* _Data excerpt_
============

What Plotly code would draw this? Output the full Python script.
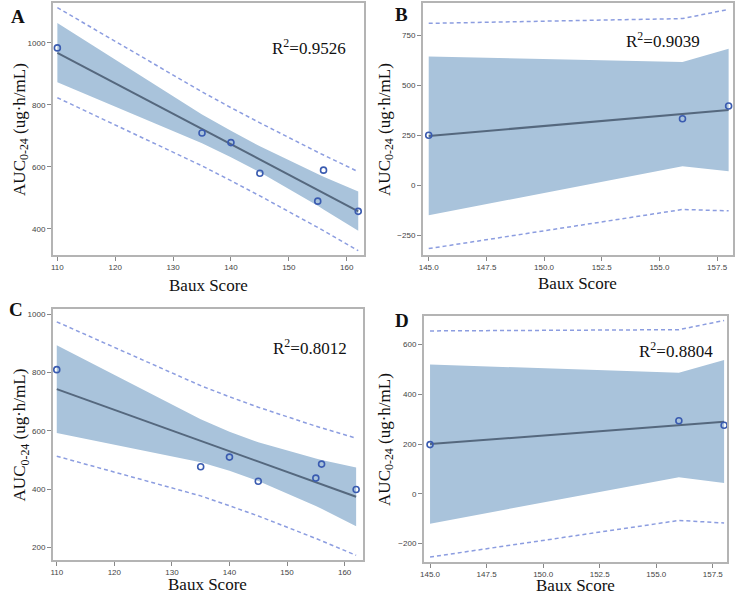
import plotly.graph_objects as go

# ---------------- data ----------------
x_AC = [110, 135, 140, 145, 155, 156, 162]
aucA = [984, 709, 678, 579, 489, 589, 456]
aucC = [810, 477, 510, 427, 438, 486, 399]
x_BD = [145, 156, 158]
aucB = [250, 332, 396]
aucD = [198, 294, 276]

fitA = [968, 722, 673, 624, 525, 515, 456]
clA_lo = [873, 676, 631, 582, 474, 462, 393]
clA_hi = [1064, 769, 716, 666, 577, 568, 520]
plA_lo = [823, 603, 555, 506, 404, 393, 329]
plA_hi = [1114, 842, 791, 742, 647, 638, 584]

fitC = [743, 566, 530, 495, 423, 416, 374]
clC_lo = [593, 492, 463, 428, 342, 333, 273]
clC_hi = [894, 640, 597, 561, 505, 500, 474]
plC_lo = [513, 377, 343, 308, 231, 223, 173]
plC_hi = [974, 755, 717, 681, 616, 610, 575]

fitB = [246, 356, 376]
clB_lo = [-151, 95, 69]
clB_hi = [644, 617, 683]
plB_lo = [-318, -122, -129]
plB_hi = [810, 834, 880]

fitD = [200, 276, 290]
clD_lo = [-120, 67, 44]
clD_hi = [520, 487, 538]
plD_lo = [-254, -107, -117]
plD_hi = [655, 660, 697]

r2_labels = ["R<sup>2</sup>=0.9526", "R<sup>2</sup>=0.9039", "R<sup>2</sup>=0.8012", "R<sup>2</sup>=0.8804"]
panel_labels = ["A", "B", "C", "D"]
ac_xticks = [110, 120, 130, 140, 150, 160]
bd_xticks = [145.0, 147.5, 150.0, 152.5, 155.0, 157.5]

# ---------------- styles ----------------
W, H = 736, 595
BAND = "#a9c3db"
FIT = "#55687e"
MARK = "#3a5bb0"
DASH = "#8c9de0"
FRAME = "#b4b4b4"
SERIF = "Liberation Serif, Times New Roman, serif"
SANS = "Liberation Sans, Arial, sans-serif"

panels = [
    dict(x=x_AC, y=aucA, fit=fitA, clo=clA_lo, chi=clA_hi, plo=plA_lo, phi=plA_hi,
         px=(49, 362), py=(3, 255), xr=[109.2, 163.0], yr=[315, 1129],
         xt=ac_xticks, yt=[400, 600, 800, 1000], xfmt="d",
         r2=(267, 47), lab=(5, 4), ytx=17, xty=285),
    dict(x=x_BD, y=aucB, fit=fitB, clo=clB_lo, chi=clB_hi, plo=plB_lo, phi=plB_hi,
         px=(421, 733), py=(3, 255), xr=[144.74, 158.19], yr=[-350, 912],
         xt=bd_xticks, yt=[-250, 0, 250, 500, 750], xfmt=".1f",
         r2=(623, 40), lab=(391, 2), ytx=384, xty=283),
    dict(x=x_AC, y=aucC, fit=fitC, clo=clC_lo, chi=clC_hi, plo=plC_lo, phi=plC_hi,
         px=(49, 361), py=(309, 560), xr=[109.3, 163.2], yr=[157, 1018],
         xt=ac_xticks, yt=[200, 400, 600, 800, 1000], xfmt="d",
         r2=(268, 347), lab=(3, 297), ytx=17, xty=584),
    dict(x=x_BD, y=aucD, fit=fitD, clo=clD_lo, chi=clD_hi, plo=plD_lo, phi=plD_hi,
         px=(422, 727), py=(316, 562), xr=[144.72, 158.13], yr=[-274, 715],
         xt=bd_xticks, yt=[-200, 0, 200, 400, 600], xfmt=".1f",
         r2=(636, 350), lab=(391, 308), ytx=384, xty=585),
]

fig = go.Figure()
annotations = []
layout_axes = {}

for i, p in enumerate(panels):
    n = i + 1
    xa = "x" if n == 1 else f"x{n}"
    ya = "y" if n == 1 else f"y{n}"
    # confidence band
    fig.add_trace(go.Scatter(
        x=p["x"] + p["x"][::-1], y=p["chi"] + p["clo"][::-1],
        fill="toself", fillcolor=BAND, line=dict(width=0), mode="lines",
        hoverinfo="skip", showlegend=False, xaxis=xa, yaxis=ya))
    # prediction limits
    for lim in (p["plo"], p["phi"]):
        fig.add_trace(go.Scatter(
            x=p["x"], y=lim, mode="lines",
            line=dict(color=DASH, width=1.5, dash="4px,3px"),
            showlegend=False, xaxis=xa, yaxis=ya))
    # fit line
    fig.add_trace(go.Scatter(
        x=p["x"], y=p["fit"], mode="lines",
        line=dict(color=FIT, width=2), showlegend=False, xaxis=xa, yaxis=ya))
    # observations
    fig.add_trace(go.Scatter(
        x=p["x"], y=p["y"], mode="markers",
        marker=dict(symbol="circle-open", size=6, color=MARK, line=dict(width=1.6)),
        showlegend=False, xaxis=xa, yaxis=ya, cliponaxis=False))

    x0, x1 = p["px"]
    y0, y1 = p["py"]
    common = dict(showgrid=False, zeroline=False, showline=True, mirror=True,
                  linecolor=FRAME, linewidth=1.5, ticks="outside", ticklen=4,
                  tickcolor="#888888", tickwidth=1,
                  tickfont=dict(family=SANS, size=8, color="#444444"))
    layout_axes["xaxis" if n == 1 else f"xaxis{n}"] = dict(
        domain=[x0 / W, x1 / W], range=p["xr"], anchor=ya,
        tickvals=p["xt"], tickformat=p["xfmt"], **common)
    layout_axes["yaxis" if n == 1 else f"yaxis{n}"] = dict(
        domain=[1 - y1 / H, 1 - y0 / H], range=p["yr"], anchor=xa,
        tickvals=p["yt"], **common)

    # R^2 label
    annotations.append(dict(x=p["r2"][0] / W, y=1 - p["r2"][1] / H, xref="paper", yref="paper",
                            text=r2_labels[i], showarrow=False, xanchor="left", yanchor="middle",
                            font=dict(family=SERIF, size=17, color="#111111")))
    # panel letter
    annotations.append(dict(x=p["lab"][0] / W, y=1 - p["lab"][1] / H, xref="paper", yref="paper",
                            text=f"<b>{panel_labels[i]}</b>", showarrow=False, xanchor="left", yanchor="top",
                            font=dict(family=SERIF, size=19, color="#111111")))
    # y axis title
    annotations.append(dict(x=p["ytx"] / W, y=1 - ((y0 + y1) / 2) / H, xref="paper", yref="paper",
                            text="AUC<sub>0-24</sub> (ug·h/mL)", textangle=-90, showarrow=False,
                            xanchor="center", yanchor="middle",
                            font=dict(family=SERIF, size=17, color="#111111")))
    # x axis title
    annotations.append(dict(x=((x0 + x1) / 2) / W, y=1 - p["xty"] / H, xref="paper", yref="paper",
                            text="Baux Score", showarrow=False, xanchor="center", yanchor="middle",
                            font=dict(family=SERIF, size=17, color="#111111")))

fig.update_layout(
    width=W, height=H, margin=dict(l=0, r=0, t=0, b=0),
    paper_bgcolor="white", plot_bgcolor="white",
    annotations=annotations, **layout_axes)

fig.write_html("out.html", config={"displayModeBar": False},
               post_script="document.body.style.margin='0';document.body.style.padding='0';")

============

* _Given request_
Every line from the start of the listing above through the line with "aucD = [198, 294, 276]" should be repeated exactly; skip the pictures and add nothing else.

* _Result below_
What Plotly code would draw this? Output the full Python script.
import plotly.graph_objects as go

# ---------------- data ----------------
x_AC = [110, 135, 140, 145, 155, 156, 162]
aucA = [984, 709, 678, 579, 489, 589, 456]
aucC = [810, 477, 510, 427, 438, 486, 399]
x_BD = [145, 156, 158]
aucB = [250, 332, 396]
aucD = [198, 294, 276]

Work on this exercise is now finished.